* DIRECTIVE *
Repeat the material exactly from its first line to the line that includes "80, 90, 100];". Skip pictures.

* GIVEN DATA *
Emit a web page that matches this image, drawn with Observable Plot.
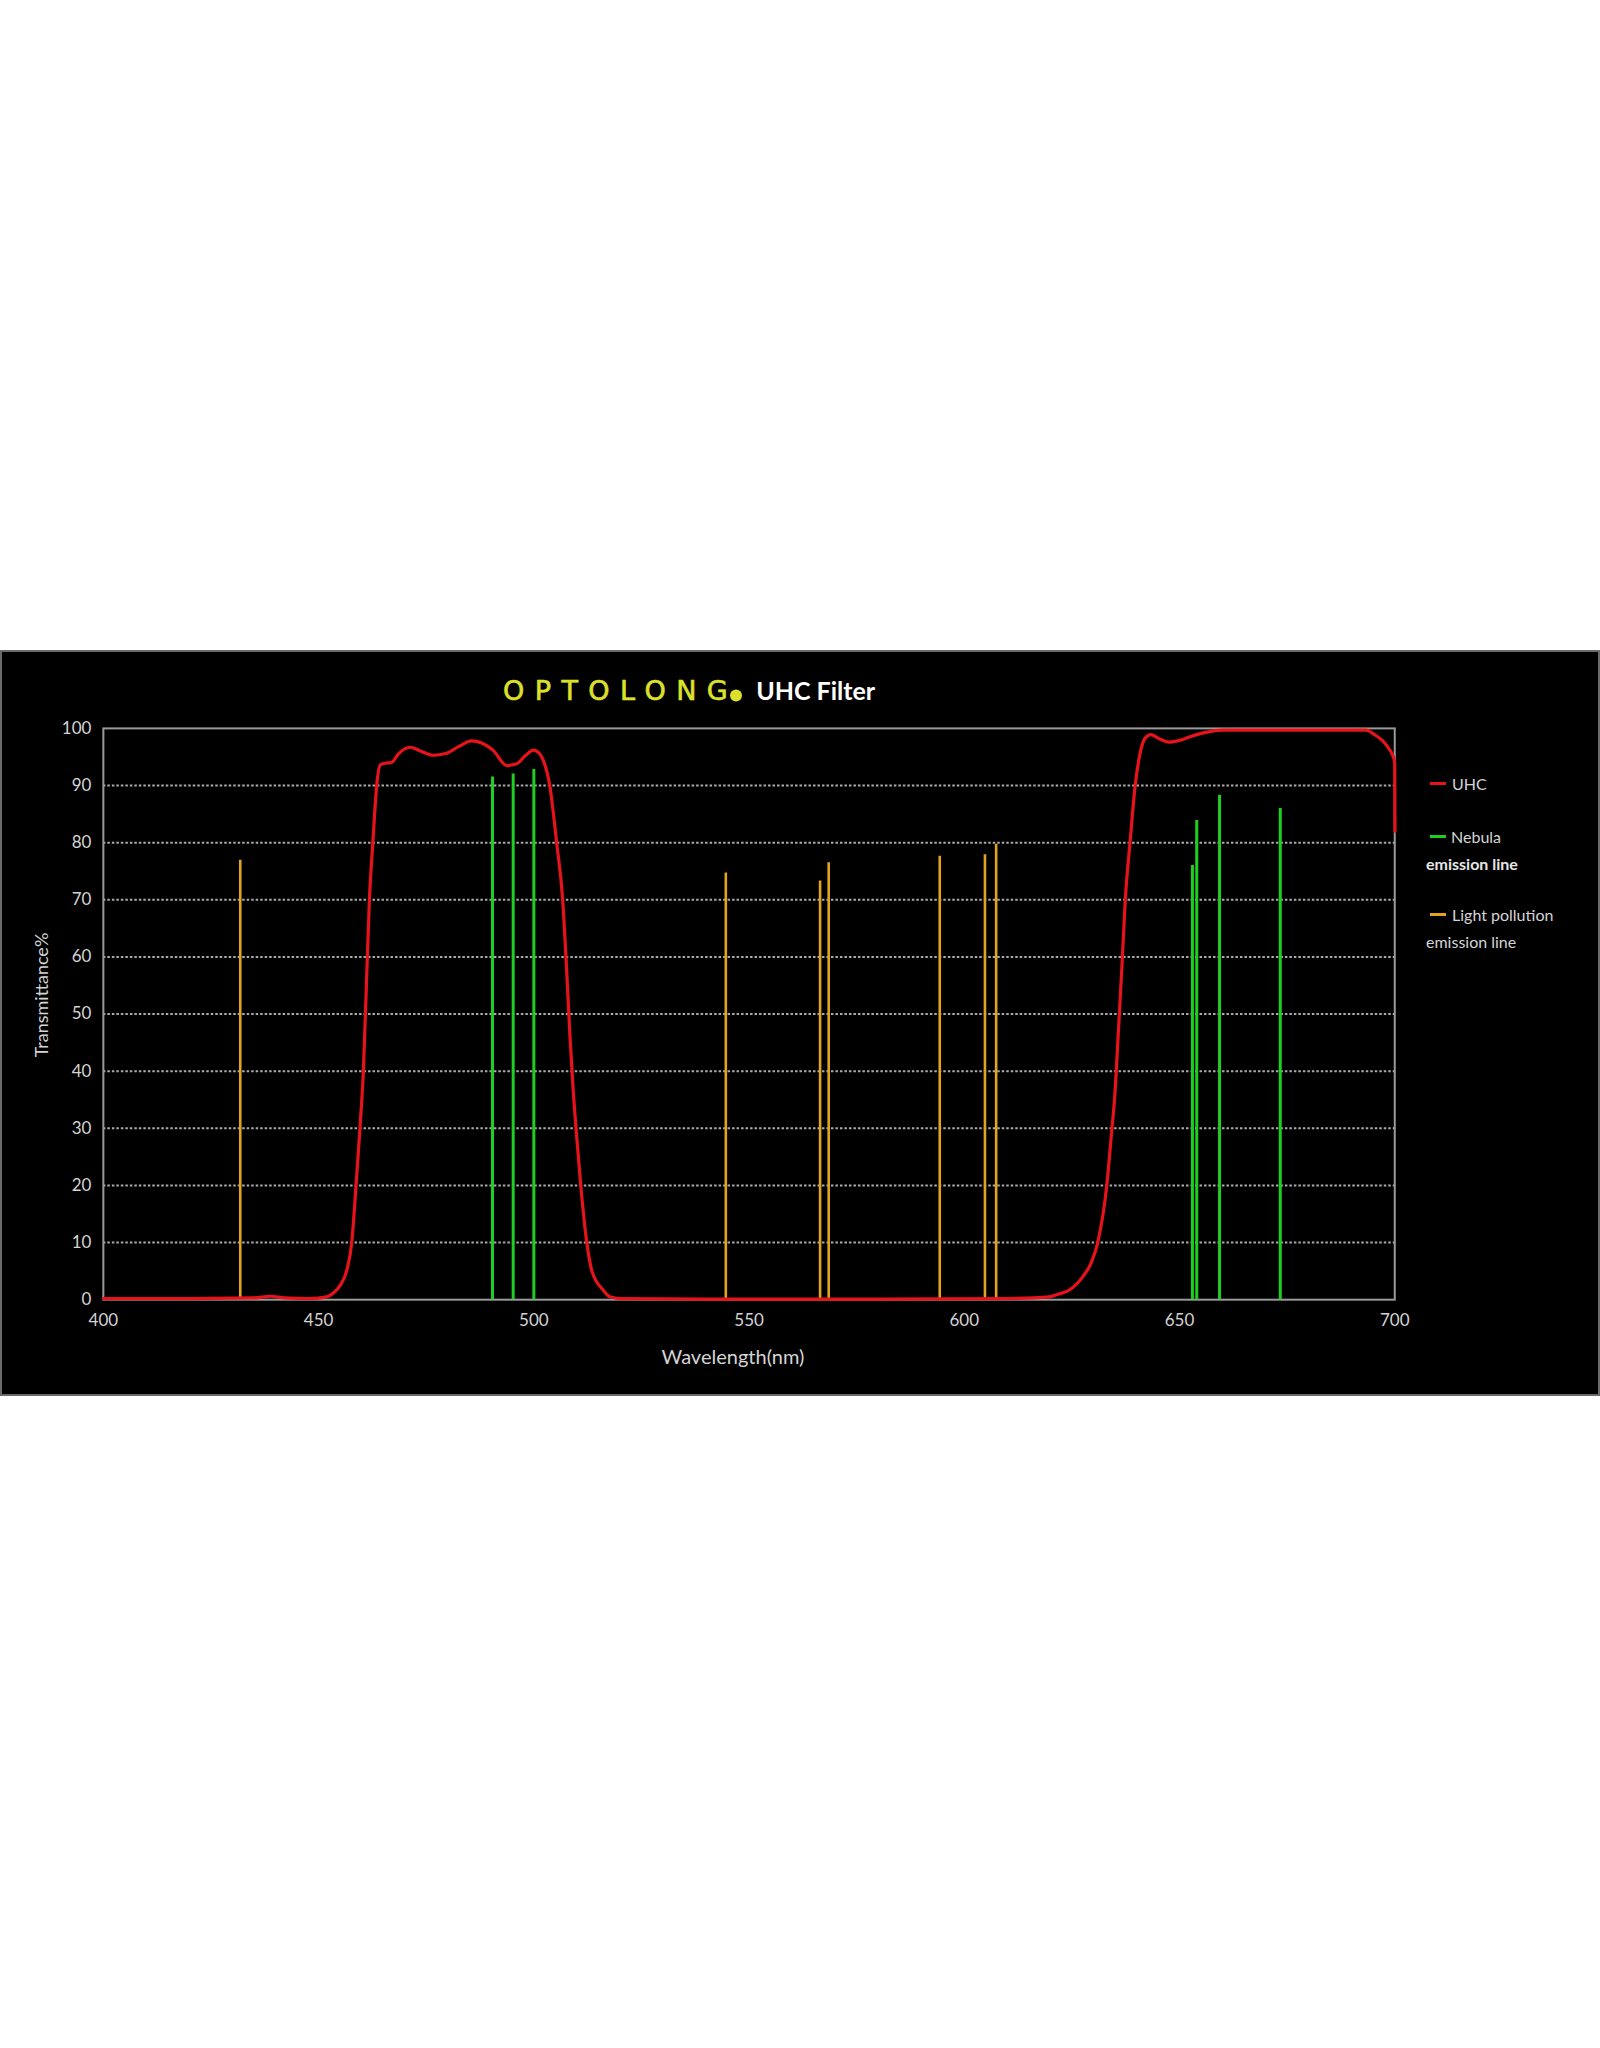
<!DOCTYPE html>
<html>
<head>
<meta charset="utf-8">
<script src="https://cdn.jsdelivr.net/npm/d3@7"></script>
<script src="https://cdn.jsdelivr.net/npm/@observablehq/plot@0.6"></script>
<style>
  html, body { margin: 0; padding: 0; background: #fff; width: 1600px; height: 2048px; font-family: Lato, "Open Sans", sans-serif; }
  #box { position: absolute; left: 0; top: 650px; width: 1600px; height: 746px; background: #000; box-sizing: border-box; border: 2px solid #6a6a6a; }
  #chart { position: absolute; left: -2px; top: -2px; }
  .t { position: absolute; white-space: nowrap; color: #d4d4d4; }
  .c { transform: translate(-50%, -50%); }
  .l { transform: translateY(-50%); }
  .sw { position: absolute; width: 16px; height: 3px; }
</style>
</head>
<body>
<div id="box">
  <div id="chart"></div>
</div>
<script>
// ---- data ----
const xTicks = [400, 450, 500, 550, 600, 650, 700];
const yTicks = [0, 10, 20, 30, 40, 50, 60, 70, 80, 90, 100];

// UHC filter transmission curve
const uhcWl = [400, 420, 435, 438.8, 442, 448, 451.9, 453.5, 455, 456.5, 457.7, 458.7, 459.6, 460.4, 461.1, 461.8, 462.6, 463.5, 464.3, 465.4, 466.9, 468.5, 471.3, 473.5, 476.7, 479.5, 482.5, 485.5, 488, 490.5, 493.7, 496, 498, 499.9, 501.3, 502.2, 503.7, 505.3, 506.7, 507.6, 508.4, 509.2, 509.8, 510.9, 512.3, 513.5, 516.1, 517.7, 520, 540, 580, 610, 619.8, 622, 624.4, 627.5, 629.5, 631.0, 633.1, 634.3, 634.9, 635.8, 636.6, 637.4, 638.5, 639.7, 640.8, 642, 643.4, 645, 647.6, 650, 652.3, 656.1, 660, 693.3, 695.5, 697.1, 698.5, 699.5, 700, 700.05];
const uhcT  = [0.2, 0.2, 0.3, 0.6, 0.3, 0.2, 0.5, 1.2, 2.5, 5, 10, 20, 30, 40, 55, 70, 80, 90, 93.6, 93.9, 94.0, 95.5, 96.7, 96.1, 95.3, 95.6, 96.8, 97.8, 97.4, 96.2, 93.5, 93.8, 95.2, 96.2, 95.6, 94.4, 90, 80, 70, 58, 46, 36, 30, 20, 10, 5, 1.7, 0.5, 0.2, 0.1, 0.1, 0.2, 0.5, 1, 1.7, 4, 6.5, 10, 20, 30, 35, 47, 58, 70, 80, 90, 95.5, 98.3, 98.9, 98.3, 97.6, 97.9, 98.5, 99.3, 99.7, 99.7, 98.8, 97.9, 96.6, 95.3, 94, 82];

// Nebula emission lines
const nebulaWl = [490.4, 495.2, 500.0, 653.0, 654.0, 659.3, 673.4];
const nebulaT  = [91.5, 92.0, 92.8, 76.0, 83.9, 88.3, 86.0];

// Light pollution emission lines
const pollutionWl = [431.8, 544.6, 566.5, 568.5, 594.3, 604.8, 607.4];
const pollutionT  = [76.9, 74.7, 73.3, 76.5, 77.6, 77.9, 79.7];

const uhc = uhcWl.map((w, i) => ({w, t: uhcT[i]}));
const nebula = nebulaWl.map((w, i) => ({w, t: nebulaT[i]}));
const pollution = pollutionWl.map((w, i) => ({w, t: pollutionT[i]}));

const RED = "#e8121b", GREEN = "#1fcf1f", ORANGE = "#e0a41e";

const chart = Plot.plot({
  width: 1600,
  height: 746,
  marginLeft: 103,
  marginRight: 204,
  marginTop: 78,
  marginBottom: 96,
  style: { background: "transparent", color: "#d4d4d4", fontFamily: "Lato, sans-serif", fontSize: "17px" },
  x: { domain: [400, 700], label: null },
  y: { domain: [0, 100], label: null },
  marks: [
    Plot.gridY(yTicks.filter(d => d > 0 && d < 100), { stroke: "#c8c8c8", strokeOpacity: 0.85, strokeWidth: 2, strokeDasharray: "2.5,2" }),
    Plot.frame({ stroke: "#9a9a9a", strokeWidth: 2 }),
    Plot.axisX(xTicks, { tickSize: 0, tickPadding: 14, fill: "#d4d4d4", fontSize: 17, label: null }),
    Plot.axisY(yTicks, { tickSize: 0, tickPadding: 12, fill: "#d4d4d4", fontSize: 17, label: null }),
    Plot.ruleX(pollution, { x: "w", y1: 0, y2: "t", stroke: ORANGE, strokeWidth: 2.6 }),
    Plot.ruleX(nebula, { x: "w", y1: 0, y2: "t", stroke: GREEN, strokeWidth: 3 }),
    Plot.line(uhc, { x: "w", y: "t", stroke: RED, strokeWidth: 3.2, curve: "monotone-x" })
  ]
});
document.getElementById("chart").appendChild(chart);

// Title, axis titles and legend
const box = document.getElementById("box");
function addText(html, x, y, cls, style) {
  const d = document.createElement("div");
  d.className = "t " + cls;
  d.innerHTML = html;
  d.style.left = x + "px";
  d.style.top = (y - 650) + "px";
  Object.assign(d.style, style || {});
  box.appendChild(d);
  return d;
}
function addSwatch(color, x, y) {
  const d = document.createElement("div");
  d.className = "sw";
  d.style.background = color;
  d.style.left = x + "px";
  d.style.top = (y - 650 - 1.5) + "px";
  box.appendChild(d);
}

addText('<span style="color:#dde02a;font-family:\'DejaVu Sans\',sans-serif;font-weight:400;letter-spacing:10px;font-size:26px;display:inline-block;transform:scaleX(1.04);transform-origin:left center;margin-right:9px;-webkit-text-stroke:0.6px #dde02a;">OPTOLONG</span><span style="display:inline-block;width:12px;height:12px;border-radius:50%;background:#dde02a;vertical-align:middle;margin-left:-8px;margin-right:14px;"></span><span style="color:#fff;font-weight:700;font-size:25px;">UHC Filter</span>', 501, 688, "l", {});

addText("Transmittance%", 39, 993, "c", { transform: "translate(-50%,-50%) rotate(-90deg)", fontSize: "18px" });
addText("Wavelength(nm)", 731, 1354, "c", { fontSize: "20px" });

addSwatch(RED, 1428, 781);
addText("UHC", 1450, 781, "l", { fontSize: "16px" });
addSwatch(GREEN, 1428, 834);
addText("Nebula", 1449, 834, "l", { fontSize: "16px" });
addText("emission line", 1424, 861, "l", { fontSize: "16px", fontWeight: "700", color: "#e6e6e6" });
addSwatch(ORANGE, 1428, 912);
addText("Light pollution", 1450, 912, "l", { fontSize: "16px" });
addText("emission line", 1424, 939, "l", { fontSize: "16px" });
</script>
</body>
</html>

* CORRECT OUTPUT *
Emit a web page that matches this image, drawn with Observable Plot.
<!DOCTYPE html>
<html>
<head>
<meta charset="utf-8">
<script src="https://cdn.jsdelivr.net/npm/d3@7"></script>
<script src="https://cdn.jsdelivr.net/npm/@observablehq/plot@0.6"></script>
<style>
  html, body { margin: 0; padding: 0; background: #fff; width: 1600px; height: 2048px; font-family: Lato, "Open Sans", sans-serif; }
  #box { position: absolute; left: 0; top: 650px; width: 1600px; height: 746px; background: #000; box-sizing: border-box; border: 2px solid #6a6a6a; }
  #chart { position: absolute; left: -2px; top: -2px; }
  .t { position: absolute; white-space: nowrap; color: #d4d4d4; }
  .c { transform: translate(-50%, -50%); }
  .l { transform: translateY(-50%); }
  .sw { position: absolute; width: 16px; height: 3px; }
</style>
</head>
<body>
<div id="box">
  <div id="chart"></div>
</div>
<script>
// ---- data ----
const xTicks = [400, 450, 500, 550, 600, 650, 700];
const yTicks = [0, 10, 20, 30, 40, 50, 60, 70, 80, 90, 100];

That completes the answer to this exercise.